- DATA SECTION:
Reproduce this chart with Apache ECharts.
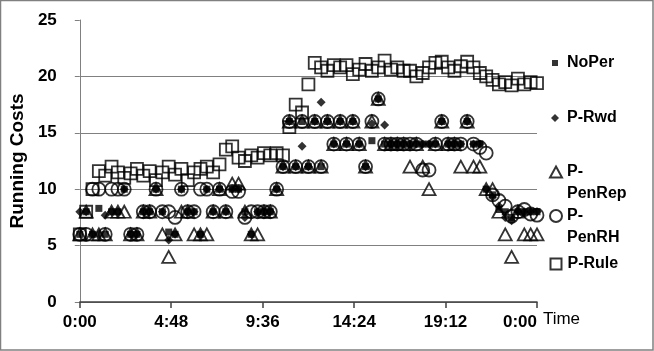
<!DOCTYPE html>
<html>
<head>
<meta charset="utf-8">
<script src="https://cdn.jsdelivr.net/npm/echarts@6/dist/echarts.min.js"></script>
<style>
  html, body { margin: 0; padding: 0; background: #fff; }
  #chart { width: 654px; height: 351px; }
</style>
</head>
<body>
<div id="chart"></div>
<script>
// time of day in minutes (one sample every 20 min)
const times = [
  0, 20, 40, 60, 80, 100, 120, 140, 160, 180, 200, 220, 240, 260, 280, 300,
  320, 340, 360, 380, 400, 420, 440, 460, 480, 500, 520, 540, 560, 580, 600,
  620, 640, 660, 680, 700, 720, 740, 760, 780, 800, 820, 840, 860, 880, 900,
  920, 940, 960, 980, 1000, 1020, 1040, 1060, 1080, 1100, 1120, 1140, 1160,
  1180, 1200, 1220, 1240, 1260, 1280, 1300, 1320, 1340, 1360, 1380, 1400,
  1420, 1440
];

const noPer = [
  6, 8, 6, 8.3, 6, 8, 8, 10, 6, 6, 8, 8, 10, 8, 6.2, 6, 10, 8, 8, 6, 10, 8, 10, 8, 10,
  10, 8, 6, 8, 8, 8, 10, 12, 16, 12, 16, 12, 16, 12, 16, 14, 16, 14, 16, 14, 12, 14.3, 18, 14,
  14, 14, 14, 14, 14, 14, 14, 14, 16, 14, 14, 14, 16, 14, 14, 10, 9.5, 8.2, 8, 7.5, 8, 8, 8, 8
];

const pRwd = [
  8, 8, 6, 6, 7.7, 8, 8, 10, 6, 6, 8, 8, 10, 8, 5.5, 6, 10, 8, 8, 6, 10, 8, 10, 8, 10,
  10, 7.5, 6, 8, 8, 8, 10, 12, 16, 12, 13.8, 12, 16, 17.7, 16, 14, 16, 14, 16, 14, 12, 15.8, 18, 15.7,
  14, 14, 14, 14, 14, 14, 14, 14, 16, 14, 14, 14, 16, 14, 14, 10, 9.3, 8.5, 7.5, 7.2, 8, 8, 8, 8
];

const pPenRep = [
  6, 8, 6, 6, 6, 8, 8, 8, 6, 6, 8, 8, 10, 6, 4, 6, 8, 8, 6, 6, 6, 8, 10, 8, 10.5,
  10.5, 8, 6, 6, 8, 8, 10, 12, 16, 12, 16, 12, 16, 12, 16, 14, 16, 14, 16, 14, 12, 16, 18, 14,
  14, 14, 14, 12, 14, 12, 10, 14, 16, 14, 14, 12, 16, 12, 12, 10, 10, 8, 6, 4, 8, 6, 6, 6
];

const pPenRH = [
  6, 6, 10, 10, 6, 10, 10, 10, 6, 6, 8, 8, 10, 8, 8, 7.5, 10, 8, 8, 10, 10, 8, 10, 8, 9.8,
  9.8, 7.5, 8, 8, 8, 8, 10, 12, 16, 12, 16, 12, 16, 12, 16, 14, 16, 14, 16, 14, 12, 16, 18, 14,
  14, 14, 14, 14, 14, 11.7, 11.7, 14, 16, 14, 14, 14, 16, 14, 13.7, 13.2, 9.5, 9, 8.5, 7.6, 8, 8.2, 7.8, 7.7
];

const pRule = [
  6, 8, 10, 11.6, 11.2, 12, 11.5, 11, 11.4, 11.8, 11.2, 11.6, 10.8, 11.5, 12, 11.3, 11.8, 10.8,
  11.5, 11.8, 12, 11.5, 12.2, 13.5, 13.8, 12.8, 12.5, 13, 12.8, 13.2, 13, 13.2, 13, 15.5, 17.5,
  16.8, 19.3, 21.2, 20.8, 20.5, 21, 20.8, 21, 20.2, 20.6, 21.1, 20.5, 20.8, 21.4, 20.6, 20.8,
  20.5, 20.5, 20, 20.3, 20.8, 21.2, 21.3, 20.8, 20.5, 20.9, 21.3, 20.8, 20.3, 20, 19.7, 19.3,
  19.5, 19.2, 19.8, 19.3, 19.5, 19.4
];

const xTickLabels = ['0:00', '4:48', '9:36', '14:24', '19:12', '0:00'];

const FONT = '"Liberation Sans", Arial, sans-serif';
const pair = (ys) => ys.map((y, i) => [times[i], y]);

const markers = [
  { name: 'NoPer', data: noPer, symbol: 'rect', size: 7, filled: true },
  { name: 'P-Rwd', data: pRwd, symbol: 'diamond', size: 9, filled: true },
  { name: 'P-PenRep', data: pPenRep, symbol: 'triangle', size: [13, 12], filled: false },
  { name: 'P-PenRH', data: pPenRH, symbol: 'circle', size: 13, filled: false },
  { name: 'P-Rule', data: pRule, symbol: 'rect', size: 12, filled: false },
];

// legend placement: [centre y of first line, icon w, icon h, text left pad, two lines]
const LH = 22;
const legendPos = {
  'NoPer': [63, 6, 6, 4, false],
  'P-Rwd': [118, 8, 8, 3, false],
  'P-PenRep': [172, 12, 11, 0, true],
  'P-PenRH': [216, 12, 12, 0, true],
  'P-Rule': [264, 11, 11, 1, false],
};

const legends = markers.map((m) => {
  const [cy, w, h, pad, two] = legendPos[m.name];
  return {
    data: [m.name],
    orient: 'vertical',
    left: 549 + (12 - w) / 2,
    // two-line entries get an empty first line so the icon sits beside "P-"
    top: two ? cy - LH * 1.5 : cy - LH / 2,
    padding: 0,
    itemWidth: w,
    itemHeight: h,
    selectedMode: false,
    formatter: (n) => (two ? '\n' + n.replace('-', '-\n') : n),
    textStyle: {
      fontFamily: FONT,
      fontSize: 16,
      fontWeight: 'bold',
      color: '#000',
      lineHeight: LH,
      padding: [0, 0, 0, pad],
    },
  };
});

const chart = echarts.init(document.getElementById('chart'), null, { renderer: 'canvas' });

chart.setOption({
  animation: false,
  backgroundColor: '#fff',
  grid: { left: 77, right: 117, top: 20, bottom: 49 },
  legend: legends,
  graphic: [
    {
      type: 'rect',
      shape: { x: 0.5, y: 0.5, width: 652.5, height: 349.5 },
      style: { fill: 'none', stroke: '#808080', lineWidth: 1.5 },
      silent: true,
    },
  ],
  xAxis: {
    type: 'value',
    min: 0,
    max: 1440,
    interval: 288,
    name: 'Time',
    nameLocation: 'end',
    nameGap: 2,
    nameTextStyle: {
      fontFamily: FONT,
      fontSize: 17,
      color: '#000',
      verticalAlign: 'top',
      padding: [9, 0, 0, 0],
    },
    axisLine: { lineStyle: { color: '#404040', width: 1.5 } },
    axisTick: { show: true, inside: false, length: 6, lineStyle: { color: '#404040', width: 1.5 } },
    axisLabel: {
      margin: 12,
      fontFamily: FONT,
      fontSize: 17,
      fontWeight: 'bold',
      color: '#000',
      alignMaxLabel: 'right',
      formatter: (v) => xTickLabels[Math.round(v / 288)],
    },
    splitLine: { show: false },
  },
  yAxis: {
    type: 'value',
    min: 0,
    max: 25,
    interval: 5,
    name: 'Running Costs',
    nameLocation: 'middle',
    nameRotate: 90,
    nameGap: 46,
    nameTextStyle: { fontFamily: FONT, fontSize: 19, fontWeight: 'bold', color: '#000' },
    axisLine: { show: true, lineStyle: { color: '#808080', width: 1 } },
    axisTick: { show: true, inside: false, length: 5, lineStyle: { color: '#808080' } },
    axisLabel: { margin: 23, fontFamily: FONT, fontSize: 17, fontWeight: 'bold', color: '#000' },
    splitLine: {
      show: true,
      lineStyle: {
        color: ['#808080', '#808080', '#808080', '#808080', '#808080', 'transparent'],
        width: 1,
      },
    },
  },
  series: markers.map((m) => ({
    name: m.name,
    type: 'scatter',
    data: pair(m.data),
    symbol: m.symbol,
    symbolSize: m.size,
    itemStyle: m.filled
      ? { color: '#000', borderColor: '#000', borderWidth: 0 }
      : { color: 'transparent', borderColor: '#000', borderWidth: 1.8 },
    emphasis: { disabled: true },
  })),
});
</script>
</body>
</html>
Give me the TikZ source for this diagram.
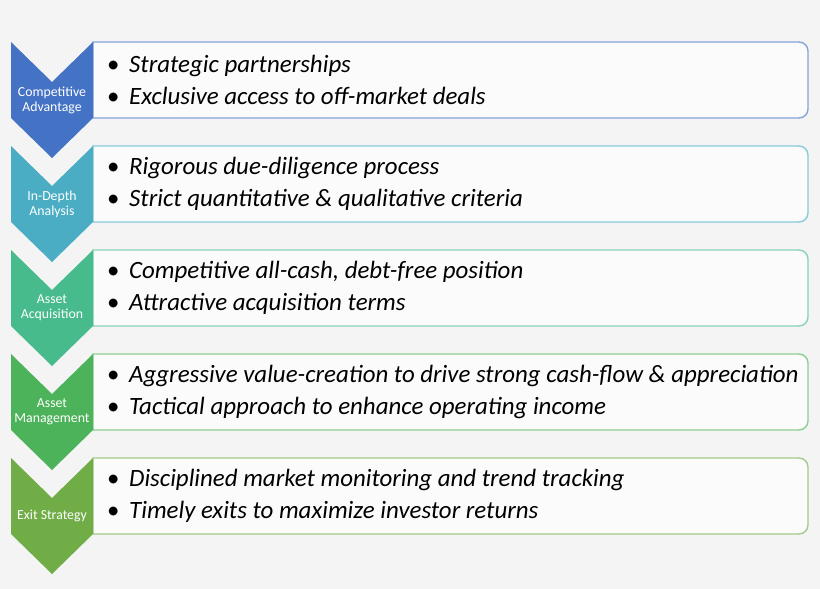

- JOB:
Identify each line containing the string "this" and copy it out.

- RESPONSE TO THE TASK:
Reproduce this chart with Apache ECharts.
Give me the TikZ source for this diagram.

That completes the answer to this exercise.